__THE REQUEST__:
Within the listing below, locate all lines containing the word "this". Copy each one.

%%

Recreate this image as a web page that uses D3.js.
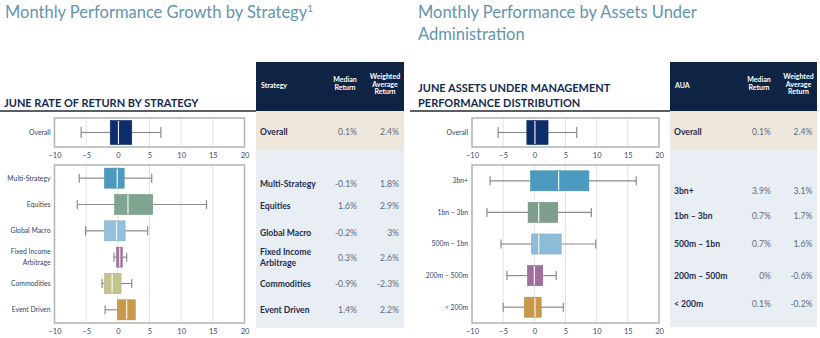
<!DOCTYPE html>
<html><head><meta charset="utf-8">
<script src="https://cdn.jsdelivr.net/npm/d3@7"></script>
<style>
body{margin:0;background:#fff;}
svg{display:block;font-family:Lato,"Open Sans",sans-serif;}
</style></head>
<body>
<svg id="chart" width="820" height="338"></svg>
<script>
// ---------- DATA ----------
const xTicks = [-10, -5, 0, 5, 10, 15, 20];

const overallLabel = ["Overall"];
const overallLow = [-5.8];
const overallQ1 = [-1.2];
const overallMedian = [0.1];
const overallQ3 = [2.2];
const overallHigh = [6.8];

const strategyCategories = ["Multi-Strategy", "Equities", "Global Macro", "Fixed Income Arbitrage", "Commodities", "Event Driven"];
const strategyLow = [-6.1, -6.4, -5.1, -0.6, -2.5, -2.0];
const strategyQ1 = [-2.1, -0.5, -2.1, -0.2, -2.1, -0.05];
const strategyMedian = [-0.1, 1.6, -0.2, 0.3, -0.9, 1.4];
const strategyQ3 = [1.0, 5.5, 1.15, 0.7, 0.5, 2.75];
const strategyHigh = [5.35, 14.0, 4.7, 1.4, 2.2, 2.75];
const strategyColors = ["#4a9bbf", "#7fa592", "#93c0dc", "#a3739e", "#c2c48b", "#c8994a"];

const auaCategories = ["3bn+", "1bn – 3bn", "500m – 1bn", "200m – 500m", "< 200m"];
const auaLow = [-7.1, -7.6, -5.35, -4.4, -5.0];
const auaQ1 = [-0.6, -1.0, -0.45, -1.1, -1.6];
const auaMedian = [3.9, 0.7, 0.7, 0.0, 0.1];
const auaQ3 = [8.75, 3.75, 4.3, 1.35, 1.1];
const auaHigh = [16.35, 9.15, 9.85, 3.5, 4.65];
const auaColors = ["#4a9bbf", "#7f9f8c", "#8bbcd8", "#a06e9c", "#c8994a"];

const overallColor = "#0c2d6b";

const strategyTableRows = ["Multi-Strategy", "Equities", "Global Macro", "Fixed Income Arbitrage", "Commodities", "Event Driven"];
const strategyTableMedian = ["-0.1%", "1.6%", "-0.2%", "0.3%", "-0.9%", "1.4%"];
const strategyTableWeighted = ["1.8%", "2.9%", "3%", "2.6%", "-2.3%", "2.2%"];
const strategyOverallMedian = "0.1%";
const strategyOverallWeighted = "2.4%";

const auaTableRows = ["3bn+", "1bn – 3bn", "500m – 1bn", "200m – 500m", "< 200m"];
const auaTableMedian = ["3.9%", "0.7%", "0.7%", "0%", "0.1%"];
const auaTableWeighted = ["3.1%", "1.7%", "1.6%", "-0.6%", "-0.2%"];
const auaOverallMedian = "0.1%";
const auaOverallWeighted = "2.4%";

// ---------- DRAW ----------
const svg = d3.select("#chart");
const navy = "#0f2444";
const titleColor = "#5f95ae";
const labelColor = "#34456b";

function boxPlot(parent, x, y, cats, low, q1, med, q3, high, colors, boxH) {
  const g = parent.append("g");
  const rows = cats.map((c, i) => ({c, lo: low[i], q1: q1[i], m: med[i], q3: q3[i], hi: high[i], col: colors[i]}));
  const capH = boxH * 0.45;
  const r = g.selectAll("g.row").data(rows).join("g").attr("class", "row")
    .attr("transform", d => `translate(0,${y(d.c) + y.bandwidth() / 2})`);
  r.append("line").attr("x1", d => x(d.lo)).attr("x2", d => x(d.q1)).attr("stroke", "#8c8c8c").attr("stroke-width", 1.2);
  r.append("line").attr("x1", d => x(d.q3)).attr("x2", d => x(d.hi)).attr("stroke", "#8c8c8c").attr("stroke-width", 1.2);
  r.append("line").attr("x1", d => x(d.lo)).attr("x2", d => x(d.lo)).attr("y1", -capH / 2).attr("y2", capH / 2).attr("stroke", "#8c8c8c").attr("stroke-width", 1.2);
  r.filter(d => d.hi > d.q3).append("line").attr("x1", d => x(d.hi)).attr("x2", d => x(d.hi)).attr("y1", -capH / 2).attr("y2", capH / 2).attr("stroke", "#8c8c8c").attr("stroke-width", 1.2);
  r.append("rect").attr("x", d => x(d.q1)).attr("width", d => x(d.q3) - x(d.q1))
    .attr("y", -boxH / 2).attr("height", boxH).attr("fill", d => d.col)
    .attr("stroke", d => d3.color(d.col).darker(0.3)).attr("stroke-width", 0.6);
  r.append("line").attr("x1", d => x(d.m)).attr("x2", d => x(d.m)).attr("y1", -boxH / 2 + 0.5).attr("y2", boxH / 2 - 0.5)
    .attr("stroke", "#fff").attr("stroke-width", 1.2).attr("opacity", 0.9);
}

function frame(parent, x, top, bottom) {
  const g = parent.append("g");
  const [x0, x1] = x.range();
  g.append("g").selectAll("line").data(xTicks.slice(1, -1)).join("line")
    .attr("x1", d => x(d)).attr("x2", d => x(d)).attr("y1", top).attr("y2", bottom)
    .attr("stroke", "#e2e2e2").attr("stroke-width", 1);
  g.append("rect").attr("x", x0).attr("y", top).attr("width", x1 - x0).attr("height", bottom - top)
    .attr("fill", "none").attr("stroke", "#b3b3b3").attr("stroke-width", 1.5);
  const ax = g.append("g").attr("transform", `translate(0,${bottom})`)
    .call(d3.axisBottom(x).tickValues(xTicks).tickSize(0).tickPadding(6));
  ax.select(".domain").remove();
  ax.selectAll("text").attr("font-size", 7.5).attr("fill", "#3c4a66").attr("font-family", "Lato, sans-serif");
}

function yLabels(parent, y, cats, xr) {
  const g = parent.append("g");
  g.selectAll("text.ylab").data(cats).join("text").attr("class", "ylab")
    .attr("x", xr).attr("y", d => y(d) + y.bandwidth() / 2)
    .attr("text-anchor", "end").attr("font-size", 6.8).attr("fill", labelColor)
    .each(function (d) {
      const t = d3.select(this);
      if (d === "Fixed Income Arbitrage") {
        t.append("tspan").attr("x", xr).attr("dy", "-0.4em").text("Fixed Income");
        t.append("tspan").attr("x", xr).attr("dy", "1.5em").text("Arbitrage");
      } else {
        t.attr("dy", "0.35em").text(d);
      }
    });
}

function panel(opt) {
  const g = svg.append("g");
  const x = d3.scaleLinear().domain([xTicks[0], xTicks[xTicks.length - 1]]).range([opt.px0, opt.px1]);
  // overall
  const yO = d3.scaleBand().domain(overallLabel).range([118, 147]).paddingInner(0).paddingOuter(0.1);
  frame(g, x, 118, 147);
  boxPlot(g, x, yO, overallLabel, overallLow, overallQ1, overallMedian, overallQ3, overallHigh, [overallColor], 24);
  yLabels(g, yO, overallLabel, opt.px0 - 4);
  // main
  const y = d3.scaleBand().domain(opt.cats).range([165, 323]).paddingInner(opt.pad).paddingOuter(opt.pad / 2);
  frame(g, x, 165, 323);
  boxPlot(g, x, y, opt.cats, opt.low, opt.q1, opt.med, opt.q3, opt.high, opt.colors, 20);
  yLabels(g, y, opt.cats, opt.px0 - 4);
}

function table(opt) {
  const g = svg.append("g");
  const {x0, x1} = opt;
  g.append("rect").attr("x", x0).attr("y", 62).attr("width", x1 - x0).attr("height", 49).attr("fill", navy);
  g.append("rect").attr("x", x0).attr("y", 111).attr("width", x1 - x0).attr("height", 39).attr("fill", "#efe7dc");
  g.append("rect").attr("x", x0).attr("y", 150).attr("width", x1 - x0).attr("height", opt.bottom - 150).attr("fill", "#e8eef4");
  const hf = 7;
  g.append("text").attr("x", x0 + 5).attr("y", 88).attr("font-size", hf).attr("font-weight", 700).attr("fill", "#fff").text(opt.head);
  const mc = opt.medRight - 12, wc = opt.wRight - 14;
  [["Median", 82], ["Return", 90]].forEach(([t, yy]) =>
    g.append("text").attr("x", mc).attr("y", yy).attr("text-anchor", "middle").attr("font-size", hf).attr("font-weight", 700).attr("fill", "#fff").text(t));
  [["Weighted", 79], ["Average", 86.5], ["Return", 94]].forEach(([t, yy]) =>
    g.append("text").attr("x", wc).attr("y", yy).attr("text-anchor", "middle").attr("font-size", hf).attr("font-weight", 700).attr("fill", "#fff").text(t));
  const fs = 8.6;
  const row = (label, m, w, yy) => {
    const t = g.append("text").attr("x", x0 + 4).attr("y", yy).attr("font-size", fs).attr("font-weight", 700).attr("fill", "#1f2d4d").attr("dy", "0.35em");
    if (label === "Fixed Income Arbitrage") {
      t.append("tspan").attr("x", x0 + 4).attr("dy", "-0.3em").text("Fixed Income");
      t.append("tspan").attr("x", x0 + 4).attr("dy", "1.25em").text("Arbitrage");
    } else t.text(label);
    g.append("text").attr("x", opt.medRight).attr("y", yy).attr("dy", "0.35em").attr("text-anchor", "end").attr("font-size", fs).attr("fill", "#5d6b7d").text(m);
    g.append("text").attr("x", opt.wRight).attr("y", yy).attr("dy", "0.35em").attr("text-anchor", "end").attr("font-size", fs).attr("fill", "#5d6b7d").text(w);
  };
  row("Overall", opt.oMed, opt.oW, 132);
  opt.rows.forEach((r, i) => row(r, opt.med[i], opt.w[i], opt.rowY[i]));
}

// Titles
svg.append("text").attr("x", 5).attr("y", 18).attr("font-size", 16.5).attr("fill", titleColor)
  .text("Monthly Performance Growth by Strategy")
  .append("tspan").attr("font-size", 10).attr("dy", "-0.6em").text("1");
svg.append("text").attr("x", 418).attr("y", 18).attr("font-size", 16.5).attr("fill", titleColor).text("Monthly Performance by Assets Under");
svg.append("text").attr("x", 418).attr("y", 40).attr("font-size", 16.5).attr("fill", titleColor).text("Administration");

svg.append("text").attr("x", 4).attr("y", 107).attr("font-size", 11).attr("font-weight", 700).attr("fill", "#142a52").text("JUNE RATE OF RETURN BY STRATEGY");
svg.append("text").attr("x", 418).attr("y", 91.5).attr("font-size", 11).attr("font-weight", 700).attr("fill", "#142a52").text("JUNE ASSETS UNDER MANAGEMENT");
svg.append("text").attr("x", 418).attr("y", 107).attr("font-size", 11).attr("font-weight", 700).attr("fill", "#142a52").text("PERFORMANCE DISTRIBUTION");
svg.append("line").attr("x1", 0).attr("x2", 256).attr("y1", 111).attr("y2", 111).attr("stroke", "#5a5f66").attr("stroke-width", 1.8);
svg.append("line").attr("x1", 410).attr("x2", 670).attr("y1", 111).attr("y2", 111).attr("stroke", "#5a5f66").attr("stroke-width", 1.8);

panel({px0: 54.5, px1: 244.5, cats: strategyCategories, low: strategyLow, q1: strategyQ1, med: strategyMedian, q3: strategyQ3, high: strategyHigh, colors: strategyColors, pad: 0.24});
panel({px0: 472, px1: 659, cats: auaCategories, low: auaLow, q1: auaQ1, med: auaMedian, q3: auaQ3, high: auaHigh, colors: auaColors, pad: 0.36});

table({x0: 256, x1: 404, bottom: 328, head: "Strategy", medRight: 357, wRight: 399,
  oMed: strategyOverallMedian, oW: strategyOverallWeighted,
  rows: strategyTableRows, med: strategyTableMedian, w: strategyTableWeighted,
  rowY: [184, 206, 232.5, 258, 284, 309.5]});
table({x0: 670, x1: 817, bottom: 327, head: "AUA", medRight: 771, wRight: 812.5,
  oMed: auaOverallMedian, oW: auaOverallWeighted,
  rows: auaTableRows, med: auaTableMedian, w: auaTableWeighted,
  rowY: [191, 215.5, 244, 276, 304]});
</script>
</body></html>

%%

__EXERCISE RESULT__:
Recreate this image as a web page that uses D3.js.
      const t = d3.select(this);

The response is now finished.